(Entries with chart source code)
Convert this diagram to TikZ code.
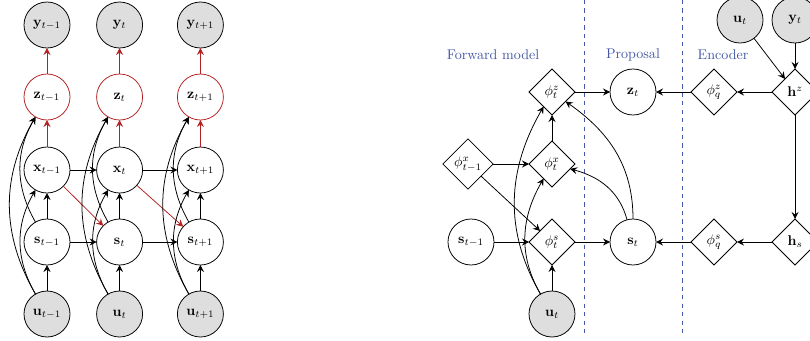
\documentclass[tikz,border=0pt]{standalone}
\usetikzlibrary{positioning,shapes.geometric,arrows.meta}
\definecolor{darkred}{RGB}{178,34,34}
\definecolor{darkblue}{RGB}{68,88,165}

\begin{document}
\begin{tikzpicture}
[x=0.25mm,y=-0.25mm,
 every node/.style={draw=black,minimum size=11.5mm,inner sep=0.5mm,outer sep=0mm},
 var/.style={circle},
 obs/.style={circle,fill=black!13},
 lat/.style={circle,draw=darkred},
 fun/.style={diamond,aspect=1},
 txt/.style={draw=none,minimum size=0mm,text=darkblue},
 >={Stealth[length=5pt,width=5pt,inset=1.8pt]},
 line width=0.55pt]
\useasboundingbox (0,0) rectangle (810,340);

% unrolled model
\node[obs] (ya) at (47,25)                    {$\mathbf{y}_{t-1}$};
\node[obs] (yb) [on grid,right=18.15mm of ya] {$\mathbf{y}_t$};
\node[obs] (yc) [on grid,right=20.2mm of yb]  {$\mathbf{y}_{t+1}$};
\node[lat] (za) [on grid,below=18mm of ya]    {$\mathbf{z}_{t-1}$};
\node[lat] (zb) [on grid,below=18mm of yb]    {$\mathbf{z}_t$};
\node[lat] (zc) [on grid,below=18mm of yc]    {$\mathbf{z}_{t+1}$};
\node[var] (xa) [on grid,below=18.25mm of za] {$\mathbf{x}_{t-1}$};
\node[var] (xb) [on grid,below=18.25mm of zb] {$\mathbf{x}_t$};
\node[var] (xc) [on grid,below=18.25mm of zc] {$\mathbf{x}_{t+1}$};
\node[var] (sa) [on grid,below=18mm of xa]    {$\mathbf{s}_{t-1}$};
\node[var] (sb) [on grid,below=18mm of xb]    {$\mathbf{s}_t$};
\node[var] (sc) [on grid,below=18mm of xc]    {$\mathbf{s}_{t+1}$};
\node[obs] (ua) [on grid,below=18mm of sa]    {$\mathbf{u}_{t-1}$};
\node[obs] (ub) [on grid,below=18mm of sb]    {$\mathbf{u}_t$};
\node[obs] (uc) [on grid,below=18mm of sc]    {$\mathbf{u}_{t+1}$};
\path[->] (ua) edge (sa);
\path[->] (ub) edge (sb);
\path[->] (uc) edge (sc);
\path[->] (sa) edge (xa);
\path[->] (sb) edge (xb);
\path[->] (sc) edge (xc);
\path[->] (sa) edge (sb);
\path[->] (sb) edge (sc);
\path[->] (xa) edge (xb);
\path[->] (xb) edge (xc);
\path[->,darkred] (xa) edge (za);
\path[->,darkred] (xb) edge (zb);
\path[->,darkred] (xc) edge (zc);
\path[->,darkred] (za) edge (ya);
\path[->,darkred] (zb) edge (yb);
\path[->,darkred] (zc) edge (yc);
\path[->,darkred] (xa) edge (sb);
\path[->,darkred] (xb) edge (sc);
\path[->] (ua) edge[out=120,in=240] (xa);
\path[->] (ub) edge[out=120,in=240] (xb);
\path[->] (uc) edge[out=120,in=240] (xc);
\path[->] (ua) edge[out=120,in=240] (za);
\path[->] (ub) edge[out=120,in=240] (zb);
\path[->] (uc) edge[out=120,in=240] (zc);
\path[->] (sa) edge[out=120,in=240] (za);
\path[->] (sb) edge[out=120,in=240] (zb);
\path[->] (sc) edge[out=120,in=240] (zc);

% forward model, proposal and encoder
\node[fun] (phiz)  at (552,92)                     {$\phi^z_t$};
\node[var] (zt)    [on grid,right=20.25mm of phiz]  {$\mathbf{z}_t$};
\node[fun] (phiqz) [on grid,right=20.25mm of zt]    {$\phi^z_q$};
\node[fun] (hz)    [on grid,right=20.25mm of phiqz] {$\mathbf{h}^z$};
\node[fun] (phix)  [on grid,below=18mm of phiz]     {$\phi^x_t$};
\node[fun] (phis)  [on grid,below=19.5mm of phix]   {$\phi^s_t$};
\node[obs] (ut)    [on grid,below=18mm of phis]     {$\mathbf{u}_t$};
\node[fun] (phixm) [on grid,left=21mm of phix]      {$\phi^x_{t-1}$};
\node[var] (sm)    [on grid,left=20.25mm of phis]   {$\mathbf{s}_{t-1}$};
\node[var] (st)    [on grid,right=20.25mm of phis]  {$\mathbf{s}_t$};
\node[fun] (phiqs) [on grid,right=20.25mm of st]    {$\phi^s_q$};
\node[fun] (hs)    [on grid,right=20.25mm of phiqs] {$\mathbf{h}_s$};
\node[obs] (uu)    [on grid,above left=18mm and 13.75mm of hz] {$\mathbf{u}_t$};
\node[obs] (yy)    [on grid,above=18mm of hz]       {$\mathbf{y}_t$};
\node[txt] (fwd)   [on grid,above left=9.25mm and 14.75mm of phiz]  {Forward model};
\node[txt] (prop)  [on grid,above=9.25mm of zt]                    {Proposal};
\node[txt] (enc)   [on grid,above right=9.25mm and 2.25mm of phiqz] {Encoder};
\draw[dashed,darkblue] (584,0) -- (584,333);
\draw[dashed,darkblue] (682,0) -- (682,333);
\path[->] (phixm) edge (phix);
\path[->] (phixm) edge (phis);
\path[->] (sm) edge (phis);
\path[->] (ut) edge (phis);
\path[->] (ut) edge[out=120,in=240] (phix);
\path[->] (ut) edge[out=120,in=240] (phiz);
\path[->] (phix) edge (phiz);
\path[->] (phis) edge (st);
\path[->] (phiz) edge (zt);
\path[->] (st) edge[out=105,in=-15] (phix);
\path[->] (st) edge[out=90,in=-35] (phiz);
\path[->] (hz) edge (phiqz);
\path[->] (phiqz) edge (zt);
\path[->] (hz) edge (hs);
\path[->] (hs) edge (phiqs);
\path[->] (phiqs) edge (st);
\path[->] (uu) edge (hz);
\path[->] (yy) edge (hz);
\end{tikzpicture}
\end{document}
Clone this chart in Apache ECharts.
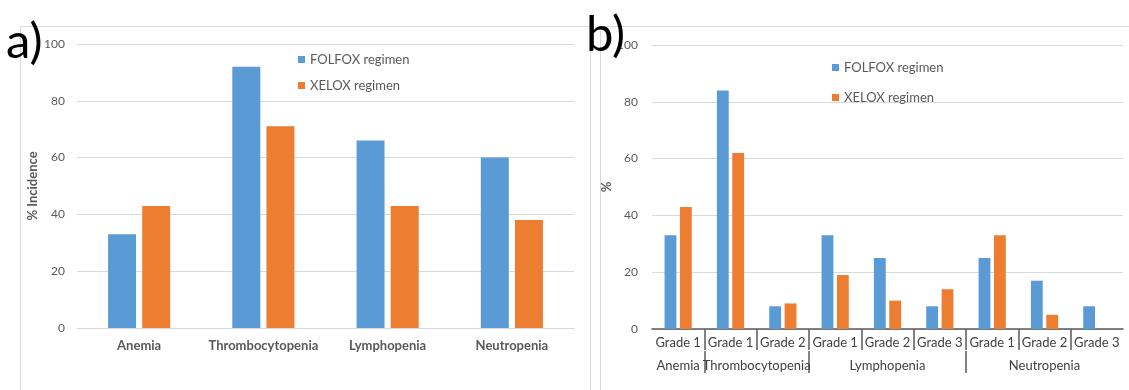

§ Requirements
Without the pictures, return all the records precisely as they stand.

§ Output for this task
Convert this diagram to TikZ code.
\documentclass[tikz,border=0pt]{standalone}
\usetikzlibrary{positioning,shapes.geometric,arrows.meta}
\definecolor{darkred}{RGB}{178,34,34}
\definecolor{darkblue}{RGB}{68,88,165}

\begin{document}
\begin{tikzpicture}
[x=0.25mm,y=-0.25mm,
 every node/.style={draw=black,minimum size=11.5mm,inner sep=0.5mm,outer sep=0mm},
 var/.style={circle},
 obs/.style={circle,fill=black!13},
 lat/.style={circle,draw=darkred},
 fun/.style={diamond,aspect=1},
 txt/.style={draw=none,minimum size=0mm,text=darkblue},
 >={Stealth[length=5pt,width=5pt,inset=1.8pt]},
 line width=0.55pt]
\useasboundingbox (0,0) rectangle (810,340);

% unrolled model
\node[obs] (ya) at (47,25)                    {$\mathbf{y}_{t-1}$};
\node[obs] (yb) [on grid,right=18.15mm of ya] {$\mathbf{y}_t$};
\node[obs] (yc) [on grid,right=20.2mm of yb]  {$\mathbf{y}_{t+1}$};
\node[lat] (za) [on grid,below=18mm of ya]    {$\mathbf{z}_{t-1}$};
\node[lat] (zb) [on grid,below=18mm of yb]    {$\mathbf{z}_t$};
\node[lat] (zc) [on grid,below=18mm of yc]    {$\mathbf{z}_{t+1}$};
\node[var] (xa) [on grid,below=18.25mm of za] {$\mathbf{x}_{t-1}$};
\node[var] (xb) [on grid,below=18.25mm of zb] {$\mathbf{x}_t$};
\node[var] (xc) [on grid,below=18.25mm of zc] {$\mathbf{x}_{t+1}$};
\node[var] (sa) [on grid,below=18mm of xa]    {$\mathbf{s}_{t-1}$};
\node[var] (sb) [on grid,below=18mm of xb]    {$\mathbf{s}_t$};
\node[var] (sc) [on grid,below=18mm of xc]    {$\mathbf{s}_{t+1}$};
\node[obs] (ua) [on grid,below=18mm of sa]    {$\mathbf{u}_{t-1}$};
\node[obs] (ub) [on grid,below=18mm of sb]    {$\mathbf{u}_t$};
\node[obs] (uc) [on grid,below=18mm of sc]    {$\mathbf{u}_{t+1}$};
\path[->] (ua) edge (sa);
\path[->] (ub) edge (sb);
\path[->] (uc) edge (sc);
\path[->] (sa) edge (xa);
\path[->] (sb) edge (xb);
\path[->] (sc) edge (xc);
\path[->] (sa) edge (sb);
\path[->] (sb) edge (sc);
\path[->] (xa) edge (xb);
\path[->] (xb) edge (xc);
\path[->,darkred] (xa) edge (za);
\path[->,darkred] (xb) edge (zb);
\path[->,darkred] (xc) edge (zc);
\path[->,darkred] (za) edge (ya);
\path[->,darkred] (zb) edge (yb);
\path[->,darkred] (zc) edge (yc);
\path[->,darkred] (xa) edge (sb);
\path[->,darkred] (xb) edge (sc);
\path[->] (ua) edge[out=120,in=240] (xa);
\path[->] (ub) edge[out=120,in=240] (xb);
\path[->] (uc) edge[out=120,in=240] (xc);
\path[->] (ua) edge[out=120,in=240] (za);
\path[->] (ub) edge[out=120,in=240] (zb);
\path[->] (uc) edge[out=120,in=240] (zc);
\path[->] (sa) edge[out=120,in=240] (za);
\path[->] (sb) edge[out=120,in=240] (zb);
\path[->] (sc) edge[out=120,in=240] (zc);

% forward model, proposal and encoder
\node[fun] (phiz)  at (552,92)                     {$\phi^z_t$};
\node[var] (zt)    [on grid,right=20.25mm of phiz]  {$\mathbf{z}_t$};
\node[fun] (phiqz) [on grid,right=20.25mm of zt]    {$\phi^z_q$};
\node[fun] (hz)    [on grid,right=20.25mm of phiqz] {$\mathbf{h}^z$};
\node[fun] (phix)  [on grid,below=18mm of phiz]     {$\phi^x_t$};
\node[fun] (phis)  [on grid,below=19.5mm of phix]   {$\phi^s_t$};
\node[obs] (ut)    [on grid,below=18mm of phis]     {$\mathbf{u}_t$};
\node[fun] (phixm) [on grid,left=21mm of phix]      {$\phi^x_{t-1}$};
\node[var] (sm)    [on grid,left=20.25mm of phis]   {$\mathbf{s}_{t-1}$};
\node[var] (st)    [on grid,right=20.25mm of phis]  {$\mathbf{s}_t$};
\node[fun] (phiqs) [on grid,right=20.25mm of st]    {$\phi^s_q$};
\node[fun] (hs)    [on grid,right=20.25mm of phiqs] {$\mathbf{h}_s$};
\node[obs] (uu)    [on grid,above left=18mm and 13.75mm of hz] {$\mathbf{u}_t$};
\node[obs] (yy)    [on grid,above=18mm of hz]       {$\mathbf{y}_t$};
\node[txt] (fwd)   [on grid,above left=9.25mm and 14.75mm of phiz]  {Forward model};
\node[txt] (prop)  [on grid,above=9.25mm of zt]                    {Proposal};
\node[txt] (enc)   [on grid,above right=9.25mm and 2.25mm of phiqz] {Encoder};
\draw[dashed,darkblue] (584,0) -- (584,333);
\draw[dashed,darkblue] (682,0) -- (682,333);
\path[->] (phixm) edge (phix);
\path[->] (phixm) edge (phis);
\path[->] (sm) edge (phis);
\path[->] (ut) edge (phis);
\path[->] (ut) edge[out=120,in=240] (phix);
\path[->] (ut) edge[out=120,in=240] (phiz);
\path[->] (phix) edge (phiz);
\path[->] (phis) edge (st);
\path[->] (phiz) edge (zt);
\path[->] (st) edge[out=105,in=-15] (phix);
\path[->] (st) edge[out=90,in=-35] (phiz);
\path[->] (hz) edge (phiqz);
\path[->] (phiqz) edge (zt);
\path[->] (hz) edge (hs);
\path[->] (hs) edge (phiqs);
\path[->] (phiqs) edge (st);
\path[->] (uu) edge (hz);
\path[->] (yy) edge (hz);
\end{tikzpicture}
\end{document}
Clone this chart in Apache ECharts.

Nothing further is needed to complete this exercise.